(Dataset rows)

○ ○ ○ ○ ○ ○ ○

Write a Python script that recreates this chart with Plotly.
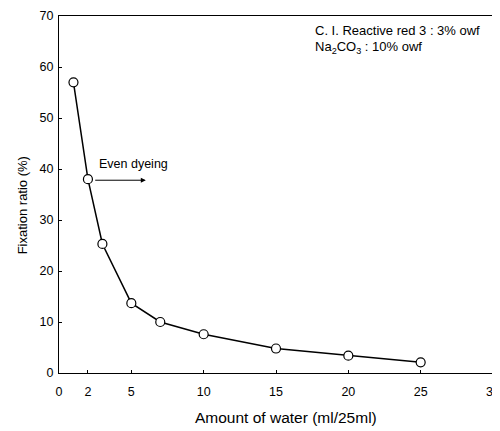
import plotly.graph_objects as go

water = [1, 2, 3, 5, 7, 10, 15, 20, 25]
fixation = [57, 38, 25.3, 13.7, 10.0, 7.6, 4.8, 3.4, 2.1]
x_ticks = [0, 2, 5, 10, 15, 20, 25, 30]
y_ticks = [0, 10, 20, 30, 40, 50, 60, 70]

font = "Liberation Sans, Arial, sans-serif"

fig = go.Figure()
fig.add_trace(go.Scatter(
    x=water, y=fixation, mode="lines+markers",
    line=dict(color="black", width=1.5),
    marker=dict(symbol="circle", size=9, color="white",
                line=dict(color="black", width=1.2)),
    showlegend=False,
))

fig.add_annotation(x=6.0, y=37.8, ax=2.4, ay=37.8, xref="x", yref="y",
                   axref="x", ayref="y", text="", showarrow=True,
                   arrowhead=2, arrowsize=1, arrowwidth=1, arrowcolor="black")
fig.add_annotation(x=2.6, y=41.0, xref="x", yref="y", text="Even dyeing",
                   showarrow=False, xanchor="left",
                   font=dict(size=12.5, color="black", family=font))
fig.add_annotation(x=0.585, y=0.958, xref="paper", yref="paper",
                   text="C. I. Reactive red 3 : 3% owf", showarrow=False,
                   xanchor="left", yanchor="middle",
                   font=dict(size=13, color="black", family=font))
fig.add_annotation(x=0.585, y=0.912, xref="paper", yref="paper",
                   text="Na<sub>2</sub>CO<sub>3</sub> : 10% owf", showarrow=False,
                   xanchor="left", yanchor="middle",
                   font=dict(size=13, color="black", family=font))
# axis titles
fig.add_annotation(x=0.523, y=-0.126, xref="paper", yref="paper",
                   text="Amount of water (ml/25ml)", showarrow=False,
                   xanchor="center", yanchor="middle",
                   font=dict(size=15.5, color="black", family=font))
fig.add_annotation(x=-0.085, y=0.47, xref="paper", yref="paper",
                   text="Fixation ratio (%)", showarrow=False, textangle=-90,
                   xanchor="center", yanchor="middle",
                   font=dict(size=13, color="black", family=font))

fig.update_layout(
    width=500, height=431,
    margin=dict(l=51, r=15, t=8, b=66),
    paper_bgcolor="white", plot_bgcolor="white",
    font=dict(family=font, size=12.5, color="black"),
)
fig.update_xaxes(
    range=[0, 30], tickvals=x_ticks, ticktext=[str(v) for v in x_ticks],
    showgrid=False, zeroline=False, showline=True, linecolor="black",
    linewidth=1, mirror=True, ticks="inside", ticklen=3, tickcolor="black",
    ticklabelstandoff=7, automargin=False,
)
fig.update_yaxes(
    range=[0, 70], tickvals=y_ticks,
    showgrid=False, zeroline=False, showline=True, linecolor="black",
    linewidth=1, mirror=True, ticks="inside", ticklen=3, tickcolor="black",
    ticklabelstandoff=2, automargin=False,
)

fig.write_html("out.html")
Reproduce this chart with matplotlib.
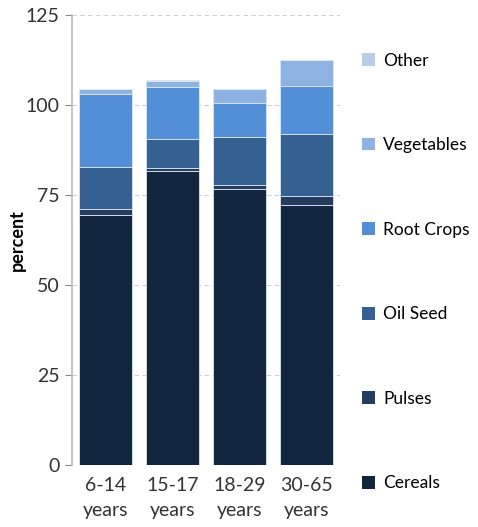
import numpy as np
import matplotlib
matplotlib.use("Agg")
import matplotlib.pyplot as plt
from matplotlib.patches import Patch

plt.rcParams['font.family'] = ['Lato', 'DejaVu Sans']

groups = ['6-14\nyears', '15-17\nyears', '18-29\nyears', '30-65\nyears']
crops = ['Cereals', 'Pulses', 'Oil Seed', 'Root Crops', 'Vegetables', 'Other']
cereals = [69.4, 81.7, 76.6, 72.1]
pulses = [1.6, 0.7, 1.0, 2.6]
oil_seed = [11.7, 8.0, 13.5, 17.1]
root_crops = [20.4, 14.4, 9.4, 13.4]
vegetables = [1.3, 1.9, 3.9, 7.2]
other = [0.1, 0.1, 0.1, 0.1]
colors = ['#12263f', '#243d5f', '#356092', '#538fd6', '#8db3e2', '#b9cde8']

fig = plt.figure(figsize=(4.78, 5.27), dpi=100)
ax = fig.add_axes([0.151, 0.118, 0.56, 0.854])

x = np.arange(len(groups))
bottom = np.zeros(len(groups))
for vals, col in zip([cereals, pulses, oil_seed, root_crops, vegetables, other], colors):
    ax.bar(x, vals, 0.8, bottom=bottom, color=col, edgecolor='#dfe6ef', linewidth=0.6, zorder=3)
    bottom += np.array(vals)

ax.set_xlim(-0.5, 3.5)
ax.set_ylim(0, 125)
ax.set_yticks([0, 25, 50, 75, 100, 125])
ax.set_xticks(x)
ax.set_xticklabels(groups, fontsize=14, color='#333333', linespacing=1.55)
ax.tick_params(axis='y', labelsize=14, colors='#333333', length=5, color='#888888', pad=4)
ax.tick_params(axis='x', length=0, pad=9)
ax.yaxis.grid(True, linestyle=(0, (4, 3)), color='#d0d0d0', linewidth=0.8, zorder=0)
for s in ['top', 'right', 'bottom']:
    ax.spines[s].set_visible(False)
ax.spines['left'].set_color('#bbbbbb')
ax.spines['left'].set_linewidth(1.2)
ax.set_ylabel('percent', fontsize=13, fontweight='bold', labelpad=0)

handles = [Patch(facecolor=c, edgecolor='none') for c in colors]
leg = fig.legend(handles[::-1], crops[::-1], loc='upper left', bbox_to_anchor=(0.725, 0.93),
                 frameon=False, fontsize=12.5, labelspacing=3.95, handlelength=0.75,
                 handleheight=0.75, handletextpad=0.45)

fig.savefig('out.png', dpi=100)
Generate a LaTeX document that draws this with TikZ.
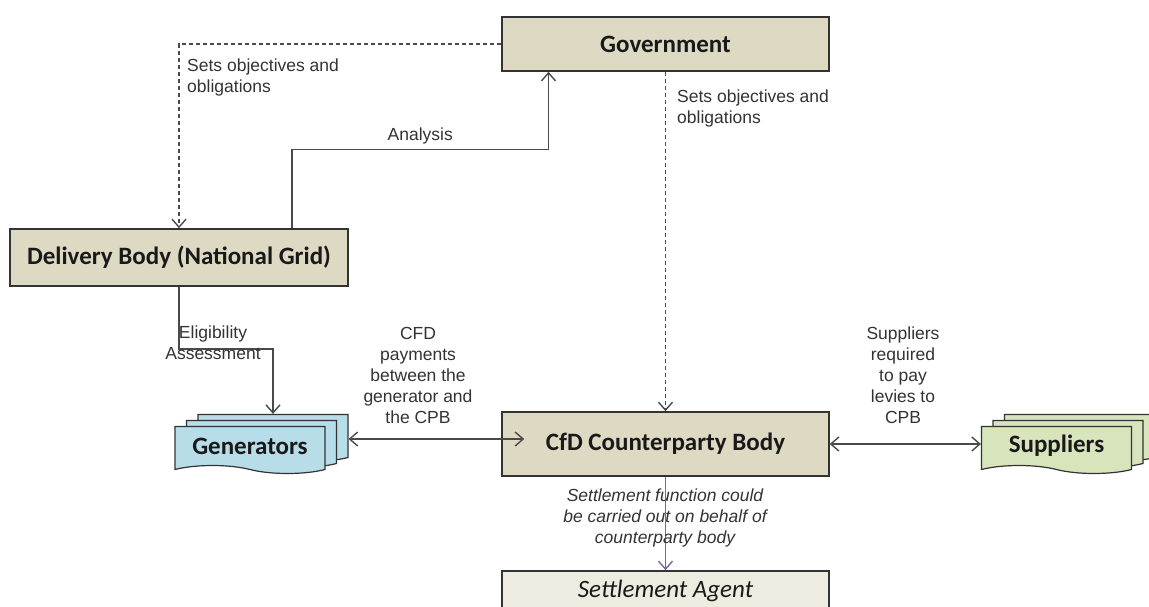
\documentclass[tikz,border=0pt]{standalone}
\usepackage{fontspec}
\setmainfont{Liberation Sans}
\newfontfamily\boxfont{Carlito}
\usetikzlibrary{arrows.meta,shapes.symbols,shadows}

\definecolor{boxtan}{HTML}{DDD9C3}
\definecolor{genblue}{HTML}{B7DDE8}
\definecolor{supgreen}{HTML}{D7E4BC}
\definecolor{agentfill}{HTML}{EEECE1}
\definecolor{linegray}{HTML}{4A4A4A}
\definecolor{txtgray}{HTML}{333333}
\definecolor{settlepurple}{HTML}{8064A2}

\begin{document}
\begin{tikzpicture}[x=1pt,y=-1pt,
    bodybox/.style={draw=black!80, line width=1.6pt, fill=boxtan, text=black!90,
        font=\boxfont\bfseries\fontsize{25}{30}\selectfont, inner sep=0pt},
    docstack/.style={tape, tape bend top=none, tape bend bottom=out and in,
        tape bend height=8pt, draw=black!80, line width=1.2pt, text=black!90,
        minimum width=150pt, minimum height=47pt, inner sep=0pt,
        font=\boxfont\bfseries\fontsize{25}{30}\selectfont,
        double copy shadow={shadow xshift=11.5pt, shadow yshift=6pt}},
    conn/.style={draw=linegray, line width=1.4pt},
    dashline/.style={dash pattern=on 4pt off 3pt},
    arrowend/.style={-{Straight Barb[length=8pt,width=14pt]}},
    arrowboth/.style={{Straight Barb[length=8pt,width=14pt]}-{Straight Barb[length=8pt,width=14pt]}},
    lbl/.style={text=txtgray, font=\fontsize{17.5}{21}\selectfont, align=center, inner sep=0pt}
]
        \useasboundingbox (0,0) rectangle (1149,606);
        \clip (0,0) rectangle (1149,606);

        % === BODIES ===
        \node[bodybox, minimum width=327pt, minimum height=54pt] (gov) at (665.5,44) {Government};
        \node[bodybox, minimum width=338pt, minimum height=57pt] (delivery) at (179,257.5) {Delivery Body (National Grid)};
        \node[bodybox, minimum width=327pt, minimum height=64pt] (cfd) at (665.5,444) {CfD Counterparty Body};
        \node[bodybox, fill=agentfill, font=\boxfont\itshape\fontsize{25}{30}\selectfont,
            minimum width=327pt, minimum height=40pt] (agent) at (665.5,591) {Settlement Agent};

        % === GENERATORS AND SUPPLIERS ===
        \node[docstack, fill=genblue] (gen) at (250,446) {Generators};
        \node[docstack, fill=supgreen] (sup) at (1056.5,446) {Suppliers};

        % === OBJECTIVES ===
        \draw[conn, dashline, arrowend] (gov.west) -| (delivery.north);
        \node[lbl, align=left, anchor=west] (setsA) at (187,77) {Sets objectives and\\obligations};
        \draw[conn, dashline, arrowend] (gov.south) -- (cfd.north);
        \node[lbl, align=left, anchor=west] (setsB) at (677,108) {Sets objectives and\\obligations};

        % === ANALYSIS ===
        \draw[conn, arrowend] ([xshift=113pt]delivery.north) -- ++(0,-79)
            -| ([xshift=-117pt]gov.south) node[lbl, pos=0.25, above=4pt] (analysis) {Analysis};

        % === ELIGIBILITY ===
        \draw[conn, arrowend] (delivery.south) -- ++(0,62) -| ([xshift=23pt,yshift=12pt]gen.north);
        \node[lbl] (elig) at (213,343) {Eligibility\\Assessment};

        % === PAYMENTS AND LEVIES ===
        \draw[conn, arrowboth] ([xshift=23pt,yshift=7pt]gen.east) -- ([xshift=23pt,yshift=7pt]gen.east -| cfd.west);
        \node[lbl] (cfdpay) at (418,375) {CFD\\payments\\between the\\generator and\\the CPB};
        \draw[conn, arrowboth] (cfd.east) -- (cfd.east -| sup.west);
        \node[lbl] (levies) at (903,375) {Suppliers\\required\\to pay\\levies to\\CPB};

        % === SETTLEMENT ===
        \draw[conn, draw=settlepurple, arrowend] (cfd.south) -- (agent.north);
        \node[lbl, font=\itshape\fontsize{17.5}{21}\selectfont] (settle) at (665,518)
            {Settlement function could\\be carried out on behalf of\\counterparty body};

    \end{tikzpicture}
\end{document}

○ ○ ○ ○ ○ ○ ○

Pictures in the material above should be skipped; print exactly the lines from the one with "Reproduce this chart with matplotlib." through the one with "fontsize=13, fontweight='bold', labelpad=0)".

**Exercise output:**
Reproduce this chart with matplotlib.
import numpy as np
import matplotlib
matplotlib.use("Agg")
import matplotlib.pyplot as plt
from matplotlib.patches import Patch

plt.rcParams['font.family'] = ['Lato', 'DejaVu Sans']

groups = ['6-14\nyears', '15-17\nyears', '18-29\nyears', '30-65\nyears']
crops = ['Cereals', 'Pulses', 'Oil Seed', 'Root Crops', 'Vegetables', 'Other']
cereals = [69.4, 81.7, 76.6, 72.1]
pulses = [1.6, 0.7, 1.0, 2.6]
oil_seed = [11.7, 8.0, 13.5, 17.1]
root_crops = [20.4, 14.4, 9.4, 13.4]
vegetables = [1.3, 1.9, 3.9, 7.2]
other = [0.1, 0.1, 0.1, 0.1]
colors = ['#12263f', '#243d5f', '#356092', '#538fd6', '#8db3e2', '#b9cde8']

fig = plt.figure(figsize=(4.78, 5.27), dpi=100)
ax = fig.add_axes([0.151, 0.118, 0.56, 0.854])

x = np.arange(len(groups))
bottom = np.zeros(len(groups))
for vals, col in zip([cereals, pulses, oil_seed, root_crops, vegetables, other], colors):
    ax.bar(x, vals, 0.8, bottom=bottom, color=col, edgecolor='#dfe6ef', linewidth=0.6, zorder=3)
    bottom += np.array(vals)

ax.set_xlim(-0.5, 3.5)
ax.set_ylim(0, 125)
ax.set_yticks([0, 25, 50, 75, 100, 125])
ax.set_xticks(x)
ax.set_xticklabels(groups, fontsize=14, color='#333333', linespacing=1.55)
ax.tick_params(axis='y', labelsize=14, colors='#333333', length=5, color='#888888', pad=4)
ax.tick_params(axis='x', length=0, pad=9)
ax.yaxis.grid(True, linestyle=(0, (4, 3)), color='#d0d0d0', linewidth=0.8, zorder=0)
for s in ['top', 'right', 'bottom']:
    ax.spines[s].set_visible(False)
ax.spines['left'].set_color('#bbbbbb')
ax.spines['left'].set_linewidth(1.2)
ax.set_ylabel('percent', fontsize=13, fontweight='bold', labelpad=0)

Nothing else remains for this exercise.